David Lynch: The Art Life is a deeply revealing and personal documentary about David Lynch and his life up to Eraserhead. The documentary is part biography and part an examination of his concept of “the art life.” It’s all told through extensive interviews with Lynch at his home just off Mulholland Drive.

Lynch grew up in all around the US, with a good chunk of time spent in the Pacific Northwest (mainly Spokane, Washington and Boise, Idaho.) He had a perfect, idyllic childhood and even was an Eagle Scout, but he had a disdain for school. Lynch is on record as saying, “I found the world completely and totally fantastic as a child. Of course, I had the usual fears, like going to school … For me, back then, school was a crime against young people. It destroyed the seeds of liberty. The teachers didn’t encourage knowledge or a positive attitude.”

The film covers this childhood, but it’s mostly concerned with the period after Lynch left home, during which he spent time in Boston and eventually in his much-loved Philadelphia. He knew from a young age that he wanted to a painter, so he enrolled in a fine art school in Boston and eventually moved on to the Pennsylvania Academy of Fine Arts after his long-time friend Jack Fisk (his production designer and Sissy Spacek’s husband) suggested it. Lynch eventually moved into filmmaking because he had the desire to see his paintings “move,” which is not a bad way to describe his early experimental short films.

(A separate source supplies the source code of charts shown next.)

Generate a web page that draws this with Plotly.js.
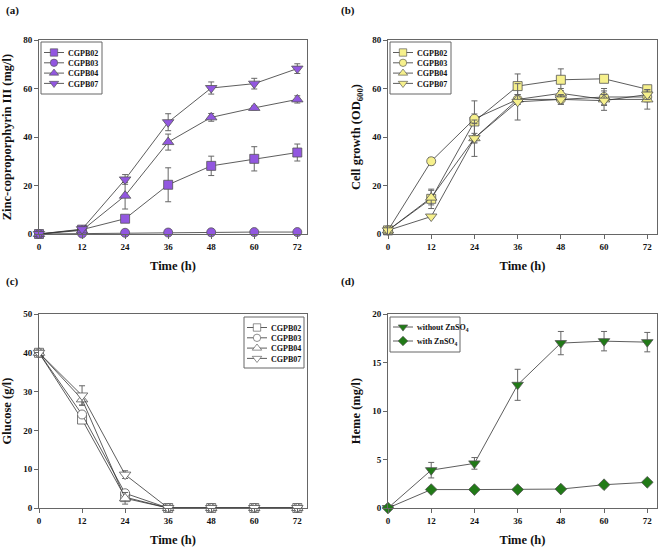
<!DOCTYPE html>
<html>
<head>
<meta charset="utf-8">
<script src="https://cdn.plot.ly/plotly-3.0.1.min.js"></script>
<style>
  html, body { margin: 0; padding: 0; background: #fff; }
  #chart { width: 660px; height: 548px; }
</style>
</head>
<body>
<div id="chart"></div>
<script>
"use strict";

const time = [0, 12, 24, 36, 48, 60, 72];
const strains = ["CGPB02", "CGPB03", "CGPB04", "CGPB07"];

// (a) zinc-coproporphyrin III, mg/l
const zn02 = [0, 1.8, 6.3, 20.3, 28.1, 31.0, 33.6];
const zn02Err = [0, 0.5, 1.0, 7.0, 4.0, 5.0, 3.5];
const zn03 = [0, 0.2, 0.5, 0.6, 0.7, 0.8, 0.8];
const zn03Err = [0, 0.1, 0.1, 0.1, 0.1, 0.1, 0.1];
const zn04 = [0, 1.5, 15.8, 37.9, 48.1, 52.0, 55.5];
const zn04Err = [0, 0.5, 5.5, 3.3, 1.6, 0.8, 1.5];
const zn07 = [0, 2.0, 22.5, 46.1, 60.2, 62.0, 68.2];
const zn07Err = [0, 0.5, 2.0, 3.5, 2.5, 2.2, 2.0];

// (b) cell growth, OD600
const od02 = [1.5, 14.5, 46.4, 61.0, 63.6, 64.0, 59.7];
const od02Err = [0.5, 4.0, 8.5, 5.0, 4.5, 1.0, 1.0];
const od03 = [1.5, 30.0, 47.5, 55.5, 55.5, 56.5, 56.5];
const od03Err = [0.5, 1.5, 2.0, 2.0, 2.0, 3.5, 2.0];
const od04 = [1.5, 15.0, 39.5, 55.5, 58.0, 55.5, 55.5];
const od04Err = [0.5, 3.0, 2.0, 2.0, 2.0, 2.0, 4.0];
const od07 = [1.5, 7.2, 39.5, 54.5, 55.5, 55.0, 57.5];
const od07Err = [0.5, 0.5, 7.5, 7.5, 2.0, 4.0, 2.0];

// (c) glucose, g/l
const gl02 = [40, 22.8, 2.8, 0, 0, 0, 0];
const gl02Err = [0, 0.5, 0.8, 0, 0, 0, 0];
const gl03 = [40, 24.1, 3.8, 0, 0, 0, 0];
const gl03Err = [0, 0.8, 0.8, 0, 0, 0, 0];
const gl04 = [40, 28.0, 2.5, 0, 0, 0, 0];
const gl04Err = [0, 1.5, 1.5, 0, 0, 0, 0];
const gl07 = [40, 29.0, 8.6, 0, 0, 0, 0];
const gl07Err = [0, 2.5, 1.0, 0, 0, 0, 0];

// (d) heme, mg/l
const hemeLabels = ["without ZnSO<sub>4</sub>", "with ZnSO<sub>4</sub>"];
const hemeNo = [0, 3.9, 4.6, 12.7, 17.0, 17.2, 17.1];
const hemeNoErr = [0, 0.8, 0.6, 1.6, 1.2, 1.0, 1.0];
const hemeZn = [0, 1.9, 1.9, 1.9, 1.95, 2.4, 2.65];
const hemeZnErr = [0, 0.1, 0.1, 0.1, 0.1, 0.1, 0.1];

const FONT = "Liberation Serif, Times New Roman, serif";
const symbols = ["square", "circle", "triangle-up", "triangle-down"];

function series(name, y, err, symbol, fill, ax, legend) {
  return {
    type: "scatter",
    mode: "lines+markers",
    name: name,
    x: time,
    y: y,
    xaxis: "x" + ax,
    yaxis: "y" + ax,
    legend: legend,
    cliponaxis: false,
    line: { color: "#333", width: 0.8 },
    marker: {
      symbol: symbol,
      size: symbol.startsWith("triangle") ? 10 : 9,
      color: fill,
      line: { color: "#555", width: 0.8 },
    },
    error_y: { type: "data", array: err, visible: true, color: "#666", thickness: 1, width: 3 },
  };
}

const purple = "#9257e0";
const yellow = "#f6f08c";
const green = "#217a17";

const traces = [];
[[zn02, zn02Err], [zn03, zn03Err], [zn04, zn04Err], [zn07, zn07Err]].forEach(([y, e], i) =>
  traces.push(series(strains[i], y, e, symbols[i], purple, "", "legend")));
[[od02, od02Err], [od03, od03Err], [od04, od04Err], [od07, od07Err]].forEach(([y, e], i) =>
  traces.push(series(strains[i], y, e, symbols[i], yellow, "2", "legend2")));
[[gl02, gl02Err], [gl03, gl03Err], [gl04, gl04Err], [gl07, gl07Err]].forEach(([y, e], i) =>
  traces.push(series(strains[i], y, e, symbols[i], "#fff", "3", "legend3")));
traces.push(series(hemeLabels[0], hemeNo, hemeNoErr, "triangle-down", green, "4", "legend4"));
traces.push(series(hemeLabels[1], hemeZn, hemeZnErr, "diamond", green, "4", "legend4"));

const tickFont = { family: FONT, size: 9, weight: "bold", color: "#111" };
const titleFont = { family: FONT, size: 12.5, weight: "bold", color: "#111" };

function xAxis(domain, anchor) {
  return {
    domain: domain, anchor: anchor, range: [0, 74.7],
    tickvals: time, ticks: "outside", ticklen: 4, tickcolor: "#666",
    showline: true, mirror: true, linecolor: "#666", linewidth: 1,
    showgrid: false, zeroline: false, tickfont: tickFont,
    title: { text: "Time (h)", font: titleFont, standoff: 10 },
  };
}
function yAxis(domain, anchor, range, dtick, title) {
  return {
    domain: domain, anchor: anchor, range: range, dtick: dtick,
    ticks: "outside", ticklen: 4, tickcolor: "#666",
    showline: true, mirror: true, linecolor: "#666", linewidth: 1,
    showgrid: false, zeroline: false, tickfont: tickFont,
    title: { text: title, font: titleFont, standoff: 8 },
  };
}

// legend frames in pixels: left, top, right, bottom
const legendFrames = {
  legend: [41, 42, 102, 94],
  legend2: [390, 42, 451, 94],
  legend3: [244, 317, 304, 368],
  legend4: [390, 317, 460, 352],
};
// first row centre and row step, pixels
const legendRows = {
  legend: [10.5, 10.3], legend2: [10.5, 10.3], legend3: [10.5, 10.3], legend4: [10, 14],
};

function legendBox(key) {
  const [l, t] = legendFrames[key];
  return {
    x: l / 660, y: 1 - t / 548, xanchor: "left", yanchor: "top",
    bgcolor: "rgba(0,0,0,0)", borderwidth: 0,
    font: { family: FONT, size: 8, weight: "bold", color: "#111" },
    itemwidth: 30, tracegroupgap: 0,
  };
}

const leftCol = [39 / 660, 307 / 660];
const rightCol = [388 / 660, 657 / 660];
const topRow = [314 / 548, 508 / 548];
const bottomRow = [40 / 548, 234 / 548];

const layout = {
  width: 660, height: 548,
  margin: { l: 0, r: 0, t: 0, b: 0 },
  paper_bgcolor: "#fff", plot_bgcolor: "#fff",
  showlegend: true,
  xaxis: xAxis(leftCol, "y"),
  yaxis: yAxis(topRow, "x", [0, 80], 20, "Zinc-coproporphyrin III (mg/l)"),
  xaxis2: xAxis(rightCol, "y2"),
  yaxis2: yAxis(topRow, "x2", [0, 80], 20, "Cell growth (OD<sub>600</sub>)"),
  xaxis3: xAxis(leftCol, "y3"),
  yaxis3: yAxis(bottomRow, "x3", [0, 50], 10, "Glucose (g/l)"),
  xaxis4: xAxis(rightCol, "y4"),
  yaxis4: yAxis(bottomRow, "x4", [0, 20], 5, "Heme (mg/l)"),
  legend: legendBox("legend"),
  legend2: legendBox("legend2"),
  legend3: legendBox("legend3"),
  legend4: legendBox("legend4"),
  shapes: Object.values(legendFrames).map(([l, t, r, b]) => ({
    type: "rect", xref: "paper", yref: "paper", layer: "above",
    x0: l / 660, x1: r / 660, y0: 1 - b / 548, y1: 1 - t / 548,
    fillcolor: "#fff", line: { color: "#666", width: 1 },
  })),
  annotations: [
    ["(a)", 4, 10], ["(b)", 339, 10], ["(c)", 4, 281], ["(d)", 339, 281],
  ].map(([t, px, py]) => ({
    text: t, xref: "paper", yref: "paper", x: px / 660, y: 1 - py / 548,
    xanchor: "left", yanchor: "middle", showarrow: false,
    font: { family: FONT, size: 11, weight: "bold", color: "#111" },
  })),
};

// plotly keeps a 19px minimum row in legends; the figure packs them tighter
function tightenLegends(gd) {
  Object.keys(legendRows).forEach(key => {
    const leg = gd.querySelector("g.infolayer > g." + key);
    if (!leg) return;
    const [first, step] = legendRows[key];
    leg.querySelectorAll("g.traces").forEach((it, i) => {
      it.setAttribute("transform", `translate(0,${first + i * step})`);
      it.querySelectorAll("g.legendlines path").forEach(p => p.setAttribute("d", "M3,0h20"));
      it.querySelectorAll("g.legendpoints path").forEach(p => p.setAttribute("transform", "translate(13,0) scale(0.82)"));
      it.querySelectorAll("text").forEach(t => t.setAttribute("transform", "translate(-13,0)"));
    });
  });
}

// eslint-disable-next-line no-undef
Plotly.newPlot("chart", traces, layout, { displayModeBar: false, staticPlot: true })
  .then(gd => tightenLegends(gd));
</script>
</body>
</html>
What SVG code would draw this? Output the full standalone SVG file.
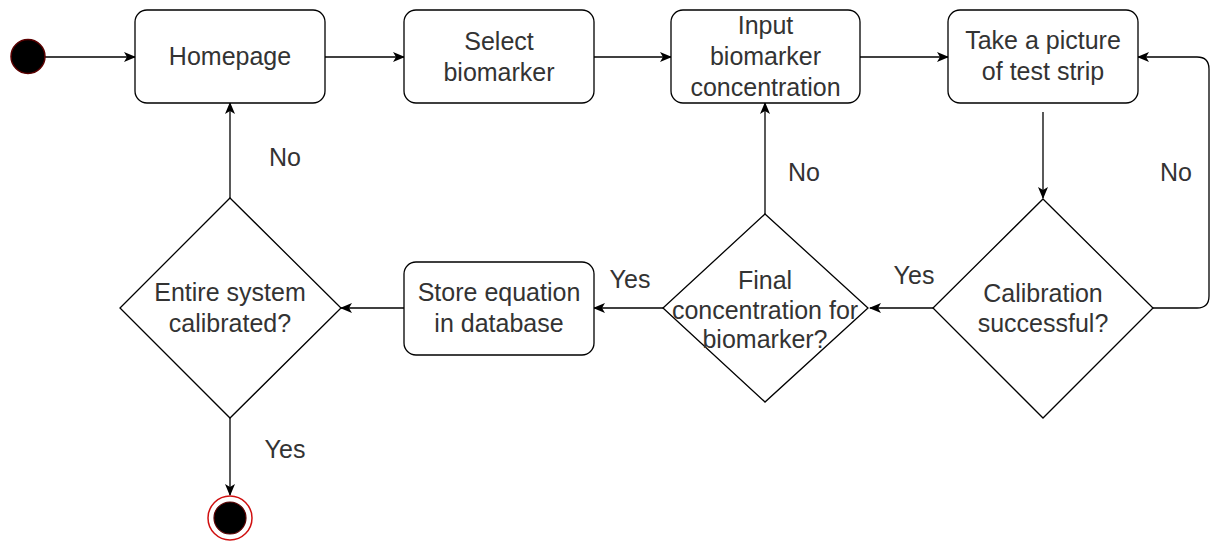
<svg xmlns="http://www.w3.org/2000/svg" width="1210" height="544" viewBox="0 0 1210 544">
<style>
.box{fill:#fff;stroke:#000;stroke-width:1.3}
.dia{fill:#fff;stroke:#000;stroke-width:1.3}
.t{font-family:"Liberation Sans",Arial,sans-serif;font-size:25px;fill:#333;text-anchor:middle}
.edge{fill:none;stroke:#000;stroke-width:1.3;marker-end:url(#arr)}
</style>
<defs>
<marker id="arr" viewBox="0 0 12 10" refX="11" refY="5" markerWidth="12" markerHeight="10" markerUnits="userSpaceOnUse" orient="auto">
<path d="M0,0 L12,5 L0,10 L3,5 Z" fill="#000"/>
</marker>
</defs>
<rect width="1210" height="544" fill="#fff"/>
<g id="connectors">
<line class="edge" x1="45" y1="57" x2="135" y2="57"/>
<line class="edge" x1="325" y1="57" x2="404" y2="57"/>
<line class="edge" x1="594" y1="57" x2="671" y2="57"/>
<line class="edge" x1="860" y1="57" x2="948" y2="57"/>
<line class="edge" x1="1043" y1="112" x2="1043" y2="198"/>
<path class="edge" d="M1153,308 H1197 Q1209,308 1209,296 V69 Q1209,57 1197,57 H1138"/>
<line class="edge" x1="933" y1="308" x2="870" y2="308"/>
<line class="edge" x1="765" y1="214" x2="765" y2="103"/>
<line class="edge" x1="663" y1="308" x2="594" y2="308"/>
<line class="edge" x1="404" y1="308" x2="341" y2="308"/>
<line class="edge" x1="230" y1="198" x2="230" y2="103"/>
<line class="edge" x1="230" y1="418" x2="230" y2="495"/>
<text class="t" x="285" y="166">No</text>
<text class="t" x="804" y="181">No</text>
<text class="t" x="1176" y="181">No</text>
<text class="t" x="914" y="284">Yes</text>
<text class="t" x="630" y="288">Yes</text>
<text class="t" x="285" y="458">Yes</text>
</g>
<g id="start">
<circle cx="28" cy="56.5" r="17" fill="#000" stroke="#5a0000" stroke-width="1.5"/>
</g>
<g id="homepage">
<rect class="box" x="135" y="10" width="190" height="93" rx="12"/>
<text class="t" x="230" y="65">Homepage</text>
</g>
<g id="select">
<rect class="box" x="404" y="10" width="190" height="93" rx="12"/>
<text class="t" x="499" y="50">Select</text>
<text class="t" x="499" y="81">biomarker</text>
</g>
<g id="input">
<rect class="box" x="671" y="10" width="189" height="93" rx="12"/>
<text class="t" x="765.5" y="34">Input</text>
<text class="t" x="765.5" y="65">biomarker</text>
<text class="t" x="765.5" y="96">concentration</text>
</g>
<g id="picture">
<rect class="box" x="948" y="10" width="190" height="93" rx="12"/>
<text class="t" x="1043" y="49">Take a picture</text>
<text class="t" x="1043" y="80">of test strip</text>
</g>
<g id="calibration">
<polygon class="dia" points="1043,199 1153,308 1043,418 933,308"/>
<text class="t" x="1043" y="302">Calibration</text>
<text class="t" x="1043" y="332">successful?</text>
</g>
<g id="final">
<polygon class="dia" points="765,214 868,308 765,402 663,308"/>
<text class="t" x="765" y="289">Final</text>
<text class="t" x="765" y="319">concentration for</text>
<text class="t" x="765" y="348">biomarker?</text>
</g>
<g id="store">
<rect class="box" x="404" y="262" width="190" height="93" rx="12"/>
<text class="t" x="499" y="301">Store equation</text>
<text class="t" x="499" y="332">in database</text>
</g>
<g id="entire">
<polygon class="dia" points="230,198 341,308 230,418 120,308"/>
<text class="t" x="230" y="301">Entire system</text>
<text class="t" x="230" y="332">calibrated?</text>
</g>
<g id="end">
<circle cx="230" cy="518" r="22" fill="#fff" stroke="#d01010" stroke-width="1.5"/>
<circle cx="230" cy="518" r="16" fill="#000" stroke="#5a0000" stroke-width="1.2"/>
</g>
</svg>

The film had three directors, although Jon Nquyen did all the press (I Interviewed him here), who worked together to shoot it over the last few years. The trio also did the feature-length Lynch One, which was a making-of featurette for Lynch’s last feature, Inland Empire, so they had a relationship with him already. This made it possible to get more personal than most people have in previous documentaries and interviews. Lynch is a very private man, but he speaks very candidly about his films and his art without explaining his intent. You also never see the inside of his house, just his art studio within his L.A. compound, so I can only imagine what it looks like.

Lynch’s sense of humour, which is often overlooked (especially when it comes to his films), is on full display here. One of the film’s many humorous highlights is Lynch describing the first couple of times he smoked marijuana. The funniest one is hi story of the time he stormed out of a Bob Dylan concert in the ’60s. His then-flatmate Peter Wolf (later of the J. Giles Band) said “Nobody walks out on Dylan!” and Lynch replied “I walk out on Dylan, get the fuck out of here!” Peter moved out soon after.

The entire film is a wonderful reminder that you can pursue a life in the arts if you want and live on your own terms. Lynch is always a fun person to listen to, but don’t expect him to explain anything—to be honest, that is probably for the best,  your interpretation is better than anything he would answer with anyway. The film ends with Lynch finishing Eraserhead, at which point the rest is history, I kind of wish they could do a sequel. but I guess there are plenty of docs on his films. Still, while perhaps it’s kind of unnecessary, it would be fun to hear him talk through them unfiltered, like the De Palma doc from last year.

The disc’s sole feature is the theatrical trailer, sadly.